Alaska Senator Attacks Oil Companies with Tax Increase Legislation

Alaska Senator Attacks Oil Companies with Tax Increase Legislation

March 28, 2023

Anyone who has followed Alaska politics for any length of time knows State Senator Bill Wielechowski (D-Anchorage) is an unabashed and unapologetic anti-oil legislator.  Even though his primary job is a labor union attorney, and many of the hands his union represents are industry workers, Wielechowski shows no love for those employers.  Every two years, one can expect Wielechowski to introduce some piece of legislation designed to punish Alaska’s leading private-sector employer.

So when Senate Bill 114 was introduced last Friday, with Wielechowski as the prime sponsor, it wasn’t a shock.  What drew attention was the veracity of the penalties for producers should it pass.  According to a story in the Anchorage Daily News, it would provide for:

  • A reduction of oil tax credits from $8 to $5 per barrel. Under last year’s daily production of 438,000 barrels, the state could expect to collect more than $400 million.

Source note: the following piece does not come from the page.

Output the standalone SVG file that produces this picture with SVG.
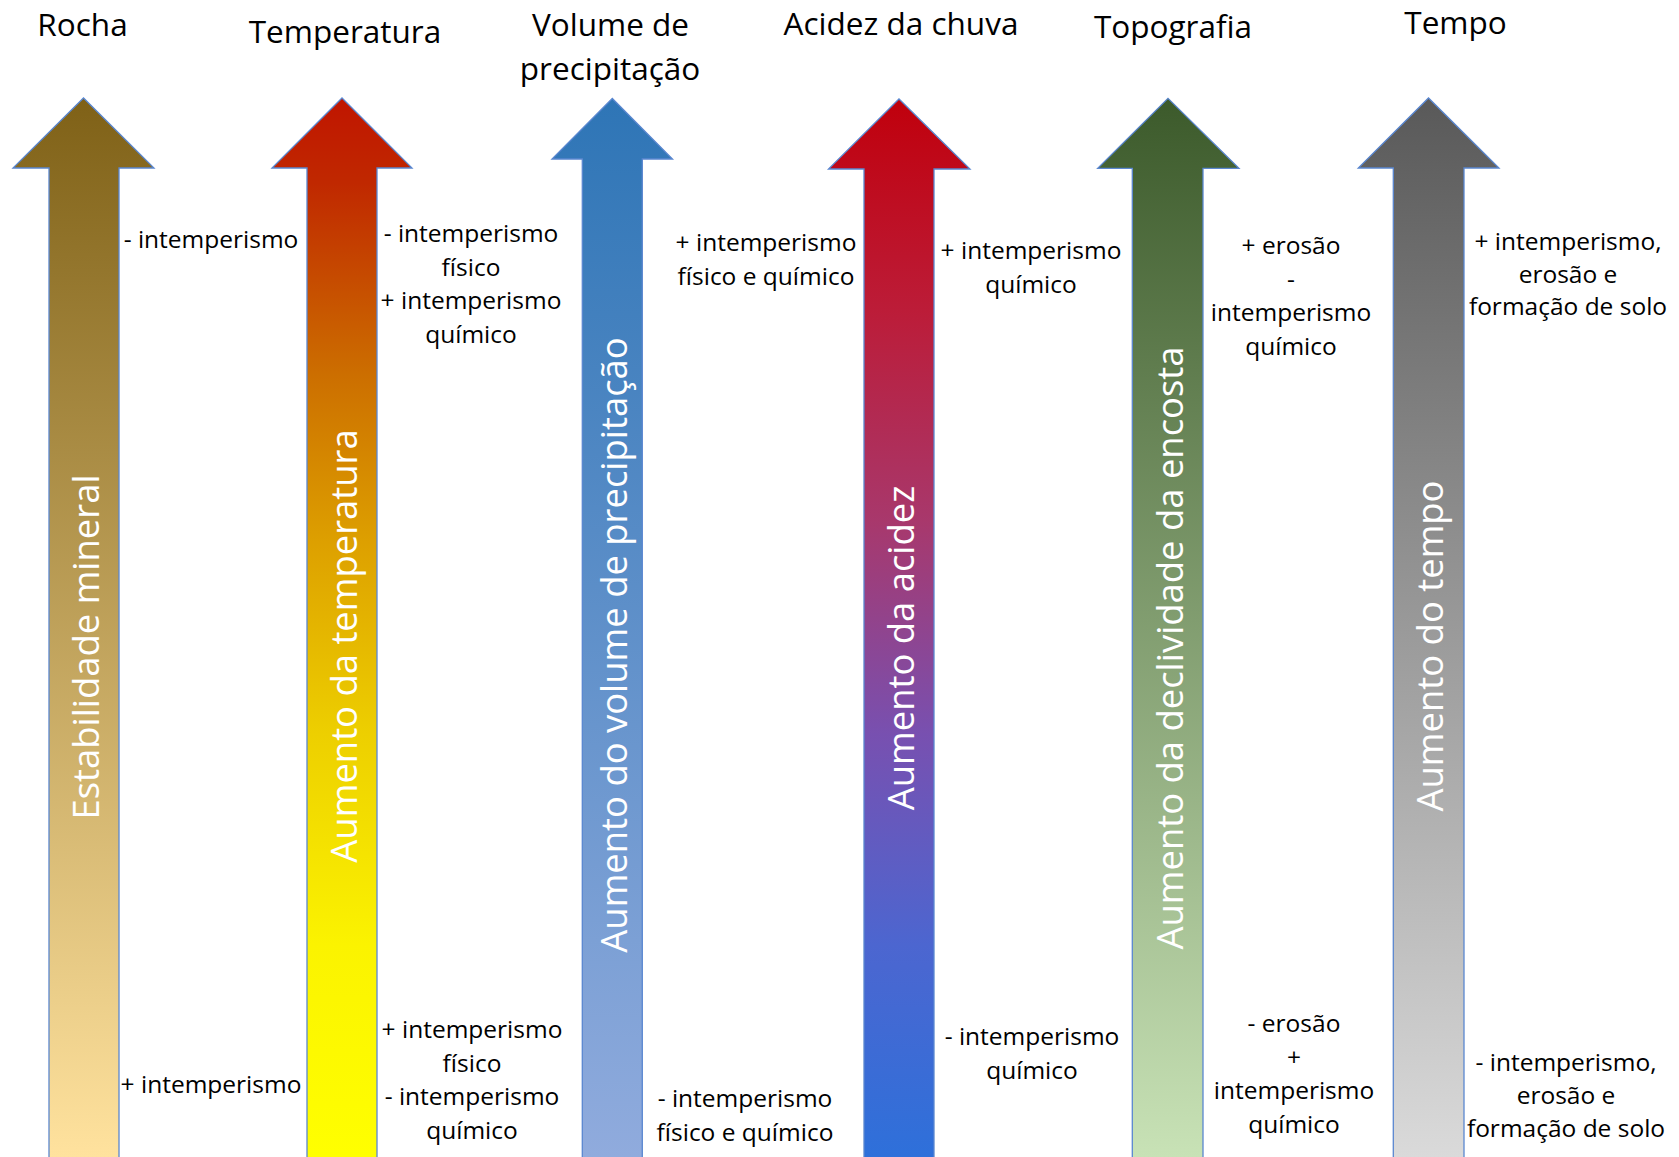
<svg xmlns="http://www.w3.org/2000/svg" width="1679" height="1157" viewBox="0 0 1679 1157">
<style>
.arrow{stroke:#5A87D0;stroke-width:1.3;stroke-linejoin:miter}
.title{font-family:"Open Sans","Noto Sans",sans-serif;font-size:31.5px;fill:#000;text-anchor:middle}
.lbl{font-family:"Open Sans","Noto Sans",sans-serif;font-size:24.5px;fill:#000;text-anchor:middle}
.vt{font-family:"Open Sans","Noto Sans",sans-serif;font-size:36.4px;fill:#fff;text-anchor:middle}
</style>
<defs>
<linearGradient id="g1" gradientUnits="userSpaceOnUse" x1="0" y1="98" x2="0" y2="1157">
<stop offset="0" stop-color="#7F6117"/><stop offset="1" stop-color="#FFE29E"/></linearGradient>
<linearGradient id="g2" gradientUnits="userSpaceOnUse" x1="0" y1="98" x2="0" y2="1157">
<stop offset="0" stop-color="#C01500"/><stop offset="0.08" stop-color="#C02800"/><stop offset="0.26" stop-color="#CC6E00"/><stop offset="0.42" stop-color="#DDA000"/><stop offset="0.6" stop-color="#EDCF00"/><stop offset="0.8" stop-color="#FBF300"/><stop offset="1" stop-color="#FFFF00"/></linearGradient>
<linearGradient id="g3" gradientUnits="userSpaceOnUse" x1="0" y1="98" x2="0" y2="1157">
<stop offset="0" stop-color="#2E75B6"/><stop offset="1" stop-color="#90ABDD"/></linearGradient>
<linearGradient id="g4" gradientUnits="userSpaceOnUse" x1="0" y1="98" x2="0" y2="1157">
<stop offset="0" stop-color="#C0000C"/><stop offset="0.2" stop-color="#BC1C38"/><stop offset="0.4" stop-color="#A8386C"/><stop offset="0.6" stop-color="#7850B0"/><stop offset="0.8" stop-color="#4C66D0"/><stop offset="1" stop-color="#2E70DA"/></linearGradient>
<linearGradient id="g5" gradientUnits="userSpaceOnUse" x1="0" y1="98" x2="0" y2="1157">
<stop offset="0" stop-color="#3C5A2B"/><stop offset="1" stop-color="#C8E2B6"/></linearGradient>
<linearGradient id="g6" gradientUnits="userSpaceOnUse" x1="0" y1="98" x2="0" y2="1157">
<stop offset="0" stop-color="#595959"/><stop offset="1" stop-color="#DADADA"/></linearGradient>
</defs>
<rect width="1679" height="1157" fill="#fff"/>

<g id="rocha">
<text class="title" x="82.5" y="36">Rocha</text>
<path class="arrow" fill="url(#g1)" d="M49,1158 L49,168 L13,168 L83.5,98 L154,168 L119,168 L119,1158"/>
<text class="vt" transform="translate(98.5,647) rotate(-90)">Estabilidade mineral</text>
<text class="lbl" x="211" y="248">- intemperismo</text>
<text class="lbl" x="211" y="1093">+ intemperismo</text>
</g>

<g id="temperatura">
<text class="title" x="345" y="43">Temperatura</text>
<path class="arrow" fill="url(#g2)" d="M307,1158 L307,168 L272,168 L342,98 L412,168 L377,168 L377,1158"/>
<text class="vt" transform="translate(356.5,646) rotate(-90)">Aumento da temperatura</text>
<text class="lbl" x="471" y="242">- intemperismo</text>
<text class="lbl" x="471" y="275.5">físico</text>
<text class="lbl" x="471" y="309">+ intemperismo</text>
<text class="lbl" x="471" y="342.5">químico</text>
<text class="lbl" x="472" y="1038">+ intemperismo</text>
<text class="lbl" x="472" y="1071.5">físico</text>
<text class="lbl" x="472" y="1105">- intemperismo</text>
<text class="lbl" x="472" y="1138.5">químico</text>
</g>

<g id="precipitacao">
<text class="title" x="610.5" y="36">Volume de</text>
<text class="title" x="610" y="80">precipitação</text>
<path class="arrow" fill="url(#g3)" d="M582.3,1158 L582.3,159 L552,159 L612.3,98.5 L672.5,159 L642.3,159 L642.3,1158"/>
<text class="vt" transform="translate(626.8,645) rotate(-90)">Aumento do volume de precipitação</text>
<text class="lbl" x="766" y="251">+ intemperismo</text>
<text class="lbl" x="766" y="284.5">físico e químico</text>
<text class="lbl" x="745" y="1107">- intemperismo</text>
<text class="lbl" x="745" y="1140.5">físico e químico</text>
</g>

<g id="acidez">
<text class="title" x="901" y="35">Acidez da chuva</text>
<path class="arrow" fill="url(#g4)" d="M864,1158 L864,169 L828.5,169 L899,99 L970,169 L934,169 L934,1158"/>
<text class="vt" transform="translate(913.5,648) rotate(-90)">Aumento da acidez</text>
<text class="lbl" x="1031" y="259">+ intemperismo</text>
<text class="lbl" x="1031" y="292.5">químico</text>
<text class="lbl" x="1032" y="1045">- intemperismo</text>
<text class="lbl" x="1032" y="1078.5">químico</text>
</g>

<g id="topografia">
<text class="title" x="1173" y="37.5">Topografia</text>
<path class="arrow" fill="url(#g5)" d="M1132.3,1158 L1132.3,168.3 L1097.7,168.3 L1168,98.3 L1239,168.3 L1203,168.3 L1203,1158"/>
<text class="vt" transform="translate(1182.5,648) rotate(-90)">Aumento da declividade da encosta</text>
<text class="lbl" x="1291" y="254">+ erosão</text>
<text class="lbl" x="1291" y="287.5">-</text>
<text class="lbl" x="1291" y="321">intemperismo</text>
<text class="lbl" x="1291" y="354.5">químico</text>
<text class="lbl" x="1294" y="1032">- erosão</text>
<text class="lbl" x="1294" y="1065.5">+</text>
<text class="lbl" x="1294" y="1099">intemperismo</text>
<text class="lbl" x="1294" y="1132.5">químico</text>
</g>

<g id="tempo">
<text class="title" x="1455.5" y="33.5">Tempo</text>
<path class="arrow" fill="url(#g6)" d="M1393.3,1158 L1393.3,168 L1358.3,168 L1428.5,98 L1499,168 L1464,168 L1464,1158"/>
<text class="vt" transform="translate(1443,646) rotate(-90)">Aumento do tempo</text>
<text class="lbl" x="1568" y="250">+ intemperismo,</text>
<text class="lbl" x="1568" y="282.5">erosão e</text>
<text class="lbl" x="1568" y="315">formação de solo</text>
<text class="lbl" x="1566" y="1071">- intemperismo,</text>
<text class="lbl" x="1566" y="1104">erosão e</text>
<text class="lbl" x="1566" y="1137">formação de solo</text>
</g>

<g id="connectors"></g>
</svg>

The credits would also be capped to the amount of capital expenditures made by oil producers, which has a difficult-to-determine revenue impact.
  • An adjustment to corporate income taxes paid by oil companies. Privately held companies would pay the same 9.4% income tax rate as public corporations. Hilcorp, which operates the Prudhoe Bay oil field, does not pay corporate income taxes as an “S corporation.” That proposed change would only apply to companies that make more than $4 million per year. The tax adjustment is estimated to raise an additional $139 million.
  • Implementation of “ring fencing” on North Slope oil fields, which would limit how producers offset exploration and production expenses from their overall tax production bill. That provision would impact ConocoPhillips’ Willow project and prevent the Texas-based oil giant from reducing some of its tax obligations until it started to produce oil. Tax experts said it would be difficult to estimate the precise revenue impacts of those changes.

There is scuttle around the Legislature that Wielechowski’s bill has a decent chance of passing the State Senate, but little chance of passing the House.  The issue with one body advancing it, however, is that the anti-industry, anti-development zealots can use the Senate’s approval to springboard a ballot measure for the 2024 election, designed to draw eco-centric voters to the voting booth, in hopes of damaging oil companies’ incentive to continue to responsibly develop oil and gas in the Great Land.

Here’s hoping nothing happens with this grotesque attempt at punishing Alaska’s leading employers, corporate citizens and philanthropic partners.  Alaska’s already under attack from Outside ideologues and radical environmentalists, and their minions in the Biden Administration; it doesn’t need state legislators taking pot-shots from inside its borders as well.